** begin **

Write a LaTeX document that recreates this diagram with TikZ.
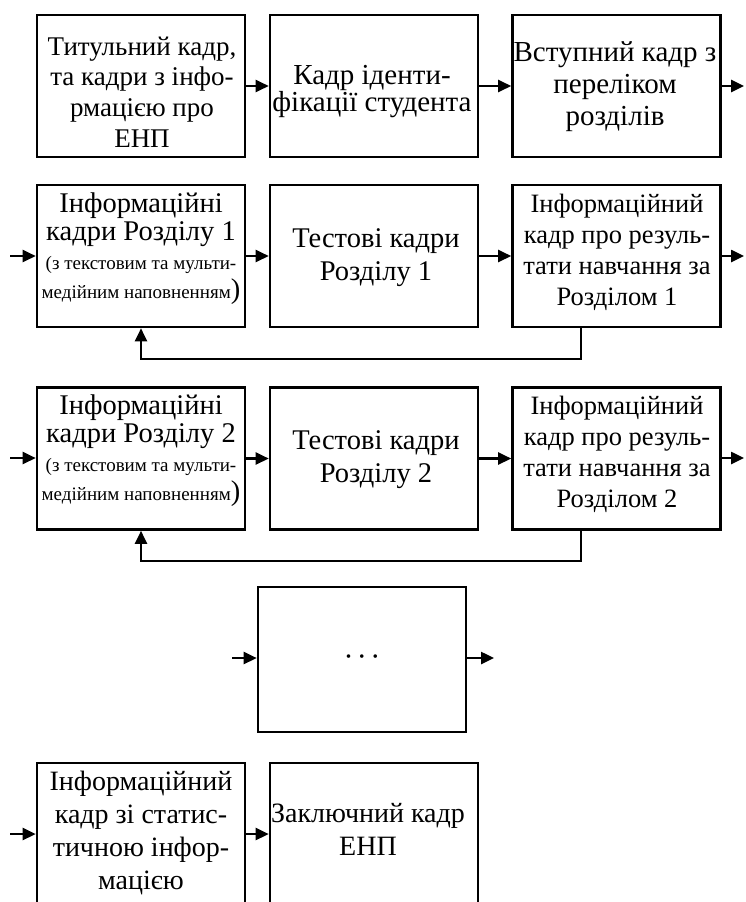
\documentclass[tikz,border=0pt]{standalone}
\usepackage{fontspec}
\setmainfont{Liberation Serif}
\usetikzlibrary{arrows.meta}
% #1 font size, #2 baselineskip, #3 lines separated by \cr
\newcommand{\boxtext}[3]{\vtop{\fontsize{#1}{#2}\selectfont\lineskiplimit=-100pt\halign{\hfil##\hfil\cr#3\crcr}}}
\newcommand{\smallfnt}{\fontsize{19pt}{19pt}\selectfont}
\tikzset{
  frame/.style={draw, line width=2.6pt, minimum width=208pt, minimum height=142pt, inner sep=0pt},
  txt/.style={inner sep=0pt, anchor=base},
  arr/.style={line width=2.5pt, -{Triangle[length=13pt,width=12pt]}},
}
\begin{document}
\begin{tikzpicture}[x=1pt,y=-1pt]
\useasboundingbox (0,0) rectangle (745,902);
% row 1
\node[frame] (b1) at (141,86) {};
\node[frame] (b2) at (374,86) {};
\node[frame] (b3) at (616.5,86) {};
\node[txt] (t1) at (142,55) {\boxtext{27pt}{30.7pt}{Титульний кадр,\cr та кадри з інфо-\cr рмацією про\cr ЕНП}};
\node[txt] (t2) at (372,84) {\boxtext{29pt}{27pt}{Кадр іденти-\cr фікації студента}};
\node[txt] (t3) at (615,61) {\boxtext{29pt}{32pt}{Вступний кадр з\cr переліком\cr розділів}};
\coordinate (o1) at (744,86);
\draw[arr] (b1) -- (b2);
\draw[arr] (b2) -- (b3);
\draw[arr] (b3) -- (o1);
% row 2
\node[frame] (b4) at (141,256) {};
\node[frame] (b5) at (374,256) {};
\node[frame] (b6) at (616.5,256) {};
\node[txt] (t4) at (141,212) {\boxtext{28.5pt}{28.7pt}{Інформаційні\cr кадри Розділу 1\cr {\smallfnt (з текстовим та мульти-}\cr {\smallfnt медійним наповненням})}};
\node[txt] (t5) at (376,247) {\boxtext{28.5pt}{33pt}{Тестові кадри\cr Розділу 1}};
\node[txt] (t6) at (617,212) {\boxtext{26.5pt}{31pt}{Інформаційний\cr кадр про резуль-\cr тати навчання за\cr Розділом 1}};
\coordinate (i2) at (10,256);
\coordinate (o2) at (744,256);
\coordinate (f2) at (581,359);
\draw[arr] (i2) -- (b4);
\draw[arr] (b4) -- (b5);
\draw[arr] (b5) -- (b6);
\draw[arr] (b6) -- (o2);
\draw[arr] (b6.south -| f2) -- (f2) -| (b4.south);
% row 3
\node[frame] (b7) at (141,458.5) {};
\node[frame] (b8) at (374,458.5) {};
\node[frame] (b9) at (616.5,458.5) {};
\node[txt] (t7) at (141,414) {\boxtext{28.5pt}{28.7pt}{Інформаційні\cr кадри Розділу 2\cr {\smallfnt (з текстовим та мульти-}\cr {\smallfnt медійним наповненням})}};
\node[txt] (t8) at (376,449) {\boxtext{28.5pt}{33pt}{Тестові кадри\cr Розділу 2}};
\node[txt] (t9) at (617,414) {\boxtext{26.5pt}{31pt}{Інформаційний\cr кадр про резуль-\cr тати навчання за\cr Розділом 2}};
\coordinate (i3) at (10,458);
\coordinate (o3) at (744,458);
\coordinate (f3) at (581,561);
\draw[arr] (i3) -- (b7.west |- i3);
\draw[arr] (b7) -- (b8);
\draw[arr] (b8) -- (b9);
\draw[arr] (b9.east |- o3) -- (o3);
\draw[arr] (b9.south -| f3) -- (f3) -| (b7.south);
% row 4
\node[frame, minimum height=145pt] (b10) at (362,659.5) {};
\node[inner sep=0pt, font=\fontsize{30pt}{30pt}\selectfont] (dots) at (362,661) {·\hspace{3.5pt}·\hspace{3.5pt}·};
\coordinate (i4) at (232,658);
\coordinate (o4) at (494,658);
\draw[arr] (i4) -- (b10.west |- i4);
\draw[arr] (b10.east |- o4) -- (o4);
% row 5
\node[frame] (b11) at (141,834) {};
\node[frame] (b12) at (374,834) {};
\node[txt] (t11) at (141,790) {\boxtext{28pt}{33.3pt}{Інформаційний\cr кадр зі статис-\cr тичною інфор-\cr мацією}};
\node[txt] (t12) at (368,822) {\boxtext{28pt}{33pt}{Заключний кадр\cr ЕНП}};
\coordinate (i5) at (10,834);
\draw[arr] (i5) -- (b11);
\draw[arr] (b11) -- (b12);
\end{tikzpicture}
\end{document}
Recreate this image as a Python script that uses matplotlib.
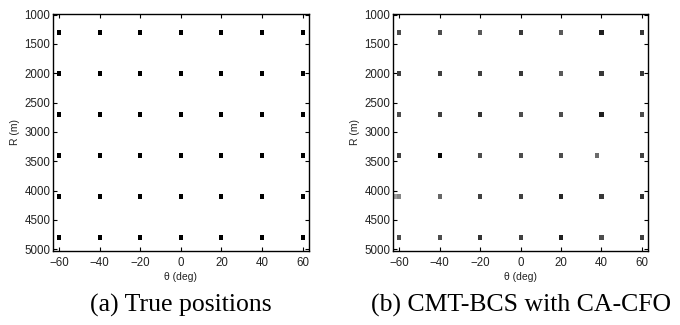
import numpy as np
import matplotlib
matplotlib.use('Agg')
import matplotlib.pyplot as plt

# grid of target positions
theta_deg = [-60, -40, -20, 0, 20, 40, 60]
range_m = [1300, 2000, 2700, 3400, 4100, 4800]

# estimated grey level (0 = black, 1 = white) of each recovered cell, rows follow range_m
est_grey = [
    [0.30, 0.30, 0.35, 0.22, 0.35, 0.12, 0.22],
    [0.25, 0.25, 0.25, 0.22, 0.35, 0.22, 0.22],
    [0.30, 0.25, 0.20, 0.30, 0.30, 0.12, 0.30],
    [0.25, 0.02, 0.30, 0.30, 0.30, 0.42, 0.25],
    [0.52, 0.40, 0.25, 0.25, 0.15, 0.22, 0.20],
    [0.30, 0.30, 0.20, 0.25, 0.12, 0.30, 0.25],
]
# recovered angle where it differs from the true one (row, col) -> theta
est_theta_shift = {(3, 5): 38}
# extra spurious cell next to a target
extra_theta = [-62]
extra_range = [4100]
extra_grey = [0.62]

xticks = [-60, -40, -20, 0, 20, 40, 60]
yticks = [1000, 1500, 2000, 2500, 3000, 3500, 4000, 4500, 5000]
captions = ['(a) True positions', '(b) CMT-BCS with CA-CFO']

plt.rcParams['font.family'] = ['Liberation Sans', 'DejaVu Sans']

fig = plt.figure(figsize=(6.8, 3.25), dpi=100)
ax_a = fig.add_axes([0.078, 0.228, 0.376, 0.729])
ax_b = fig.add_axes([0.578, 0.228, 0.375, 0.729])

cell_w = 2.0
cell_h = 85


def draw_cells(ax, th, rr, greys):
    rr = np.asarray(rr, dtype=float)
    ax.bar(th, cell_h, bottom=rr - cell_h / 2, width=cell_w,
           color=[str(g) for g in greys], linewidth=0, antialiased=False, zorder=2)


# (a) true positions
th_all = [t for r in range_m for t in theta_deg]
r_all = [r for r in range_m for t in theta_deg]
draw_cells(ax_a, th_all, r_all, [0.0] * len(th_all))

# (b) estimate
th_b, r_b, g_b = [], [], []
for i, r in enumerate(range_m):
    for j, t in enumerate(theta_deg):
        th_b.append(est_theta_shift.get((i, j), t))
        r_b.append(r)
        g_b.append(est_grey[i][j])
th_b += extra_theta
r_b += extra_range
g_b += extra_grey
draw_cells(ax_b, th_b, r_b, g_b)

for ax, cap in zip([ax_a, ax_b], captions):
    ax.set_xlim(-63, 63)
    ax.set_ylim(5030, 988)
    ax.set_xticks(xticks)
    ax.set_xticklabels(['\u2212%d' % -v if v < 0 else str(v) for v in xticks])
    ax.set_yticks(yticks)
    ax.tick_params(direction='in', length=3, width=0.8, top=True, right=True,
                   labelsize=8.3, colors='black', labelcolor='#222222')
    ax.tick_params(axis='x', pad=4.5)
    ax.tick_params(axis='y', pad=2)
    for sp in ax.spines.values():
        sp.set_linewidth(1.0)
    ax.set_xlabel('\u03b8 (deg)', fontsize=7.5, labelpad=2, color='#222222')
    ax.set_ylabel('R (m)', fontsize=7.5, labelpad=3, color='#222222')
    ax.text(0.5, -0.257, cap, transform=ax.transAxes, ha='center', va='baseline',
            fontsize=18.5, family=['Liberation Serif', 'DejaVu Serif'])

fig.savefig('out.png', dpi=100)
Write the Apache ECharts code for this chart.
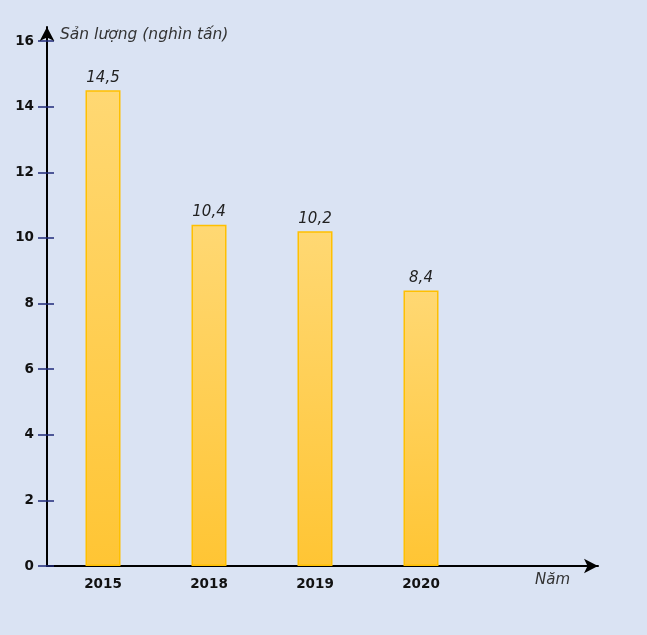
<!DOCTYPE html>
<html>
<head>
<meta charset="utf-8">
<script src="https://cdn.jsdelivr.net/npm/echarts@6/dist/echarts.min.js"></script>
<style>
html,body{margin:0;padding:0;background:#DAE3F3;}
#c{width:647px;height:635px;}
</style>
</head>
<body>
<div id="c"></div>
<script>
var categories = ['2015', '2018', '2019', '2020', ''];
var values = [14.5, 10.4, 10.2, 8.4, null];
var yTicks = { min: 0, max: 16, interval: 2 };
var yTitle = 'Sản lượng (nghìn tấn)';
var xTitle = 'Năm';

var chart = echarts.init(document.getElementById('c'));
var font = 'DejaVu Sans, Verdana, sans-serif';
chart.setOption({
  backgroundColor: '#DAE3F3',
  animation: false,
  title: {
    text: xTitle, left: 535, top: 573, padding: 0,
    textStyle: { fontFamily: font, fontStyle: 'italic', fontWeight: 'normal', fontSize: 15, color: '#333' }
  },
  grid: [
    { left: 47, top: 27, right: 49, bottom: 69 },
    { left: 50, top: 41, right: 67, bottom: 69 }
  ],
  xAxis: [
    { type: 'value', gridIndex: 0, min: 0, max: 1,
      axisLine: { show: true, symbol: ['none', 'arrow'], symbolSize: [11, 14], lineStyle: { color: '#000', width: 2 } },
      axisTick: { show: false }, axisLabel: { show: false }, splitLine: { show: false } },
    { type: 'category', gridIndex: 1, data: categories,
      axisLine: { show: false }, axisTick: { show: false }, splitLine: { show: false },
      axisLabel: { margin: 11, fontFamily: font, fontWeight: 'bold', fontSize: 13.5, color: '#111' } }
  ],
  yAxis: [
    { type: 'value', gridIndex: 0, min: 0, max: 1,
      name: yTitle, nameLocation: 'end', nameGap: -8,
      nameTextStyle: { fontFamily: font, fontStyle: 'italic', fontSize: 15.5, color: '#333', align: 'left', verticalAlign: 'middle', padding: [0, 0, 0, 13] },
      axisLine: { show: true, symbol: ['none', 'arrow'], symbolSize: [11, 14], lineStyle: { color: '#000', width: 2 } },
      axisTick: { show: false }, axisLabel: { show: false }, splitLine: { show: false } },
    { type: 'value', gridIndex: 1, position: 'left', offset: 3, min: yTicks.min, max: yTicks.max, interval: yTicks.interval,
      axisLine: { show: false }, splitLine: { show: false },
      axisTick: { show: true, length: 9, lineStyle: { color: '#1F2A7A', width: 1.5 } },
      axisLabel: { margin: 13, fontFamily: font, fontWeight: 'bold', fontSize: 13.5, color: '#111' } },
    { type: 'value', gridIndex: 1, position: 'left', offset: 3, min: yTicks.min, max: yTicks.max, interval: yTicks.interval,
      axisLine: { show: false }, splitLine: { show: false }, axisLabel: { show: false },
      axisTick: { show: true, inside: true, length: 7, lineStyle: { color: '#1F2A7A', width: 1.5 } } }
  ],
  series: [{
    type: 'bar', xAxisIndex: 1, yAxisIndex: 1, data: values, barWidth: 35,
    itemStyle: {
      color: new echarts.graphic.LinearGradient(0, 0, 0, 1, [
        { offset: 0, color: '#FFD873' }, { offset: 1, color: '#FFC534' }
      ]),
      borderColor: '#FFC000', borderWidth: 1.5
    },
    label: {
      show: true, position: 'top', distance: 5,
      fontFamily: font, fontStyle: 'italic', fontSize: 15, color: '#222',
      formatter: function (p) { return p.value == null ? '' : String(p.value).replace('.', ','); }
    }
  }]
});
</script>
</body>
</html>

** end **

* TASK DIRECTIONS
Pull out each line of the records holding the string "this".

* FINISHED EXERCISE
Write a LaTeX document that recreates this diagram with TikZ.
Recreate this image as a Python script that uses matplotlib.
Write the Apache ECharts code for this chart.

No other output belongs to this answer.